[Exercise directions]: Exclude the pictures, then copy word for word the lines running from the beginning of the records through the line with "const TICK = '#2a3f5f';".

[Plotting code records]
□ □ □

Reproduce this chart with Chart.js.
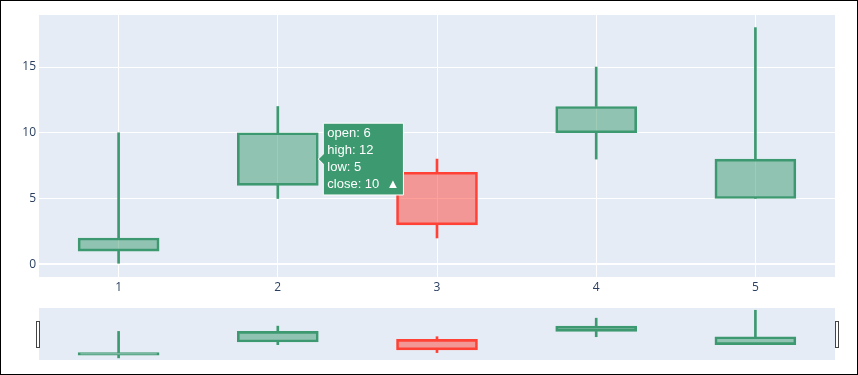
<!DOCTYPE html>
<html>
<head>
<meta charset="utf-8">
<script src="https://cdn.jsdelivr.net/npm/chart.js@4/dist/chart.umd.min.js"></script>
<style>
  html, body { margin: 0; padding: 0; background: #fff; }
  body { width: 858px; height: 375px; position: relative; overflow: hidden; }
  #frame { position: absolute; left: 0; top: 0; width: 858px; height: 375px; box-sizing: border-box; border: 1px solid #000; pointer-events: none; }
  #mainWrap { position: absolute; left: 0; top: 0; width: 858px; height: 300px; }
  #sliderWrap { position: absolute; left: 0; top: 300px; width: 858px; height: 75px; }
</style>
</head>
<body>
<div id="mainWrap"><canvas id="mainChart"></canvas></div>
<div id="sliderWrap"><canvas id="sliderChart"></canvas></div>
<div id="frame"></div>
<script>
// candlestick data
const labels = ['1', '2', '3', '4', '5'];
const openVals = [1, 6, 7, 10, 5];
const highVals = [10, 12, 8, 15, 18];
const lowVals = [0, 5, 2, 8, 5];
const closeVals = [2, 10, 3, 12, 8];
const yTicks = [0, 5, 10, 15];

const UP = '#3D9970', DOWN = '#FF4136';
const UP_FILL = 'rgba(61,153,112,0.5)', DOWN_FILL = 'rgba(255,65,54,0.5)';
const PLOT_BG = '#E5ECF6';
const TICK = '#2a3f5f';

const isUp = openVals.map((o, i) => closeVals[i] >= o);
const lineCols = isUp.map(u => u ? UP : DOWN);
const fillCols = isUp.map(u => u ? UP_FILL : DOWN_FILL);
const bodies = openVals.map((o, i) => [o, closeVals[i]]);
const upperWicks = openVals.map((o, i) => [Math.max(o, closeVals[i]), highVals[i]]);
const lowerWicks = openVals.map((o, i) => [lowVals[i], Math.min(o, closeVals[i])]);

const plotBg = {
    id: 'plotBg',
    beforeDraw(chart) {
        const a = chart.chartArea, ctx = chart.ctx;
        ctx.save();
        ctx.fillStyle = PLOT_BG;
        ctx.fillRect(a.left, a.top, a.right - a.left, a.bottom - a.top);
        ctx.restore();
    }
};

Chart.Tooltip.positioners.candle = function (items) {
    if (!items.length) return false;
    const el = items[0].element;
    return { x: el.x + el.width / 2, y: (el.y + el.base) / 2 };
};

function datasets(boxW) {
    return [
        { data: bodies, backgroundColor: fillCols, borderColor: lineCols, borderWidth: 2, borderSkipped: false, barThickness: boxW, grouped: false },
        { data: upperWicks, backgroundColor: lineCols, borderWidth: 0, barThickness: 2, grouped: false },
        { data: lowerWicks, backgroundColor: lineCols, borderWidth: 0, barThickness: 2, grouped: false }
    ];
}

const mainChart = new Chart(document.getElementById('mainChart'), {
    type: 'bar',
    data: { labels: labels, datasets: datasets(81) },
    options: {
        responsive: true, maintainAspectRatio: false, animation: false, events: [],
        layout: { padding: { left: 0, right: 23, top: 15, bottom: 0 } },
        plugins: {
            legend: { display: false },
            tooltip: {
                position: 'candle', xAlign: 'left', yAlign: 'center',
                backgroundColor: UP, borderColor: '#fff', borderWidth: 1, cornerRadius: 0,
                caretSize: 5, caretPadding: 0, displayColors: false,
                bodyColor: '#fff', bodyFont: { family: "'Liberation Sans', Arial, sans-serif", size: 13, lineHeight: 1.15 },
                bodySpacing: 2, padding: { top: 3, bottom: 3, left: 4, right: 4 },
                callbacks: {
                    title: () => '',
                    label: (c) => {
                        const i = c.dataIndex;
                        return ['open: ' + openVals[i], 'high: ' + highVals[i], 'low: ' + lowVals[i], 'close: ' + closeVals[i] + '  ' + (isUp[i] ? '▲' : '▼')];
                    }
                }
            }
        },
        scales: {
            x: {
                offset: true,
                grid: { offset: false, color: '#fff', lineWidth: 1, drawTicks: false },
                border: { display: false },
                ticks: { color: TICK, font: { family: "'Open Sans', sans-serif", size: 12 }, padding: 3 },
                afterFit: (s) => { s.height = 23; }
            },
            y: {
                min: -0.97, max: 18.96,
                afterBuildTicks: (s) => { s.ticks = yTicks.map(v => ({ value: v })); },
                grid: { color: '#fff', lineWidth: (c) => c.tick && c.tick.value === 0 ? 2 : 1, drawTicks: false },
                border: { display: false },
                ticks: { color: TICK, font: { family: "'Open Sans', sans-serif", size: 12 }, padding: 3 },
                afterFit: (s) => { s.width = 39; }
            }
        }
    },
    plugins: [plotBg]
});
mainChart.tooltip.setActiveElements([{ datasetIndex: 0, index: 1 }], { x: 0, y: 0 });
mainChart.update();

// range slider handles
const handles = {
    id: 'handles',
    afterDraw(chart) {
        const a = chart.chartArea, ctx = chart.ctx;
        const h = 26, y = (a.top + a.bottom) / 2 - h / 2;
        ctx.save();
        ctx.fillStyle = '#fff';
        ctx.strokeStyle = '#444';
        ctx.lineWidth = 1;
        [a.left - 2, a.right + 1].forEach(x => {
            ctx.fillRect(x - 0.5, y, 3, h);
            ctx.strokeRect(x - 0.5, y + 0.5, 3, h);
        });
        ctx.restore();
    }
};

new Chart(document.getElementById('sliderChart'), {
    type: 'bar',
    data: { labels: labels, datasets: datasets(81) },
    options: {
        responsive: true, maintainAspectRatio: false, animation: false, events: [],
        layout: { padding: { left: 39, right: 23, top: 8, bottom: 15 } },
        plugins: { legend: { display: false }, tooltip: { enabled: false } },
        scales: {
            x: { display: false, offset: true },
            y: { display: false, min: -0.8, max: 18.85 }
        }
    },
    plugins: [plotBg, handles]
});
</script>
</body>
</html>
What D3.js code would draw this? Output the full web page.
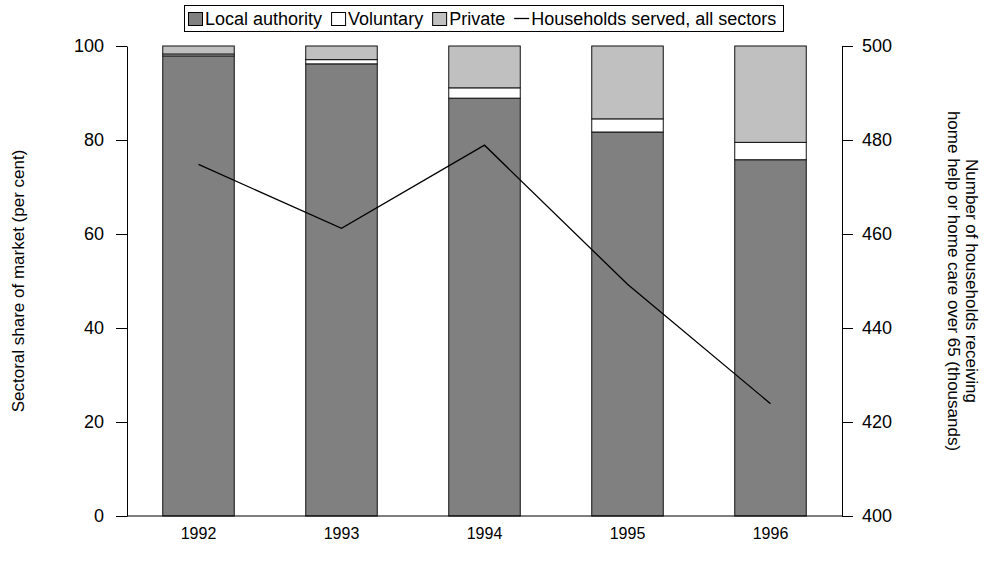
<!DOCTYPE html>
<html><head><meta charset="utf-8">
<script src="https://cdn.jsdelivr.net/npm/d3@7"></script>
<style>body{margin:0;background:#fff}svg{display:block;font-family:"Liberation Sans",Arial,sans-serif}</style>
</head><body><svg id="c" width="984" height="574"></svg>
<script>
const years = ["1992","1993","1994","1995","1996"];
const localAuthority = [97.9, 96.2, 88.9, 81.7, 75.8];
const voluntary = [0.4, 0.9, 2.2, 2.8, 3.7];
const privateSector = [1.7, 2.9, 8.9, 15.5, 20.5];
const households = [474.8, 461.2, 478.9, 449.3, 423.9];
const leftTicks = [0, 20, 40, 60, 80, 100];
const rightTicks = [400, 420, 440, 460, 480, 500];
const seriesNames = ["Local authority", "Voluntary", "Private"];
const seriesColors = ["#808080", "#ffffff", "#c0c0c0"];
const lineName = "Households served, all sectors";

const FONT = "Liberation Sans, Arial, sans-serif";
const svg = d3.select("#c");
const L = 127, R = 842, T = 46, B = 516;
const x = d3.scaleBand().domain(years).range([L, R]).paddingInner(0.5).paddingOuter(0.25);
const y = d3.scaleLinear().domain([0, 100]).range([B, T]);
const y2 = d3.scaleLinear().domain([400, 500]).range([B, T]);

const rows = years.map((yr, i) => ({year: yr, "Local authority": localAuthority[i], "Voluntary": voluntary[i], "Private": privateSector[i]}));
const stack = d3.stack().keys(seriesNames)(rows);

svg.append("g").selectAll("g").data(stack).join("g")
  .attr("fill", (d, i) => seriesColors[i])
  .selectAll("rect").data(d => d).join("rect")
  .attr("x", d => x(d.data.year))
  .attr("width", x.bandwidth())
  .attr("y", d => y(d[1]))
  .attr("height", d => y(d[0]) - y(d[1]))
  .attr("stroke", "#111").attr("stroke-width", 1);

// line
svg.append("path").datum(households)
  .attr("fill", "none").attr("stroke", "#000").attr("stroke-width", 1.3)
  .attr("d", d3.line().x((d, i) => x(years[i]) + x.bandwidth() / 2).y(d => y2(d)));

// axes
const ga = svg.append("g").attr("transform", `translate(${L},0)`)
  .call(d3.axisLeft(y).tickValues(leftTicks).tickSize(11).tickPadding(12).tickSizeOuter(0));
const gb = svg.append("g").attr("transform", `translate(${R},0)`)
  .call(d3.axisRight(y2).tickValues(rightTicks).tickSize(11).tickPadding(9).tickSizeOuter(0));
[ga, gb].forEach(g => {
  g.selectAll("text").attr("font-size", 18).attr("fill", "#000").attr("font-family", FONT);
  g.selectAll("line,path").attr("stroke", "#000");
});
const gx = svg.append("g").attr("transform", `translate(0,${B})`)
  .call(d3.axisBottom(x).tickSize(0).tickPadding(12).tickSizeOuter(0));
gx.select(".domain").attr("d", `M${L},0H${R}`).attr("stroke", "#000");
gx.selectAll("text").attr("font-size", 16).attr("fill", "#000").attr("font-family", FONT);

// axis titles
svg.append("text").attr("transform", `translate(24,${(T + B) / 2}) rotate(-90)`)
  .attr("text-anchor", "middle").attr("font-size", 17).attr("font-family", FONT)
  .text("Sectoral share of market (per cent)");
const rt = svg.append("text").attr("transform", `translate(963,${(T + B) / 2}) rotate(90)`)
  .attr("text-anchor", "middle").attr("font-size", 17).attr("font-family", FONT);
rt.append("tspan").attr("x", 0).attr("y", -2.5).text("Number of households receiving");
rt.append("tspan").attr("x", 0).attr("y", 15.5).text("home help or home care over 65 (thousands)");

// legend
const lg = svg.append("g");
lg.append("rect").attr("x", 184.5).attr("y", 5.5).attr("width", 599).attr("height", 26).attr("fill", "#fff").attr("stroke", "#000");
const items = seriesNames.map((n, i) => ({name: n, type: "box", color: seriesColors[i]}))
  .concat([{name: lineName, type: "line"}]);
let cx = 188;
items.forEach(it => {
  if (it.type === "box") {
    lg.append("rect").attr("x", cx + 0.5).attr("y", 12.5).attr("width", 14).attr("height", 13).attr("fill", it.color).attr("stroke", "#000");
  } else {
    lg.append("line").attr("x1", cx).attr("x2", cx + 15).attr("y1", 18.5).attr("y2", 18.5).attr("stroke", "#000").attr("stroke-width", 1.3);
  }
  cx += 17;
  const t = lg.append("text").attr("x", cx).attr("y", 25).attr("font-size", 18).attr("font-family", FONT).text(it.name);
  cx += t.node().getComputedTextLength() + 9;
});
</script></body></html>
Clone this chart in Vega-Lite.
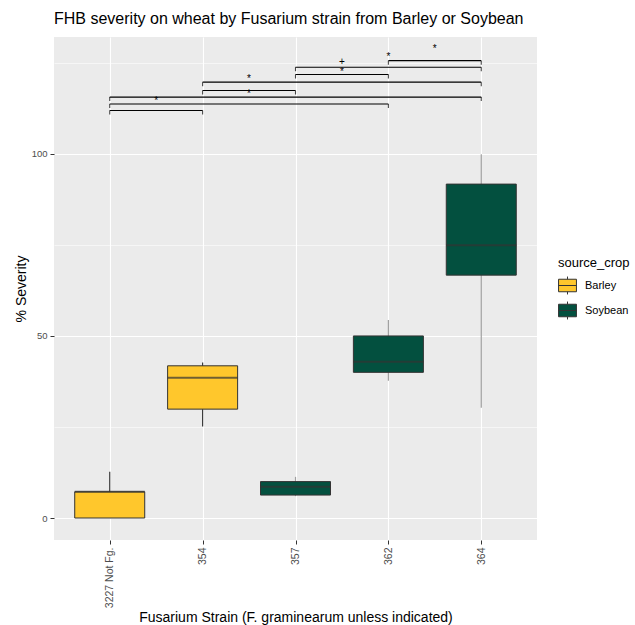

□ □ □

[Solution]:
Reproduce this chart with Chart.js.
<!DOCTYPE html>
<html>
<head>
<meta charset="utf-8">
<script src="https://cdn.jsdelivr.net/npm/chart.js@4/dist/chart.umd.min.js"></script>
<style>
  html, body { margin: 0; padding: 0; background: #fff; }
  body { width: 858px; height: 375px; position: relative; overflow: hidden; }
  #frame { position: absolute; left: 0; top: 0; width: 858px; height: 375px; box-sizing: border-box; border: 1px solid #000; pointer-events: none; }
  #mainWrap { position: absolute; left: 0; top: 0; width: 858px; height: 300px; }
  #sliderWrap { position: absolute; left: 0; top: 300px; width: 858px; height: 75px; }
</style>
</head>
<body>
<div id="mainWrap"><canvas id="mainChart"></canvas></div>
<div id="sliderWrap"><canvas id="sliderChart"></canvas></div>
<div id="frame"></div>
<script>
// candlestick data
const labels = ['1', '2', '3', '4', '5'];
const openVals = [1, 6, 7, 10, 5];
const highVals = [10, 12, 8, 15, 18];
const lowVals = [0, 5, 2, 8, 5];
const closeVals = [2, 10, 3, 12, 8];
const yTicks = [0, 5, 10, 15];

const UP = '#3D9970', DOWN = '#FF4136';
const UP_FILL = 'rgba(61,153,112,0.5)', DOWN_FILL = 'rgba(255,65,54,0.5)';
const PLOT_BG = '#E5ECF6';
const TICK = '#2a3f5f';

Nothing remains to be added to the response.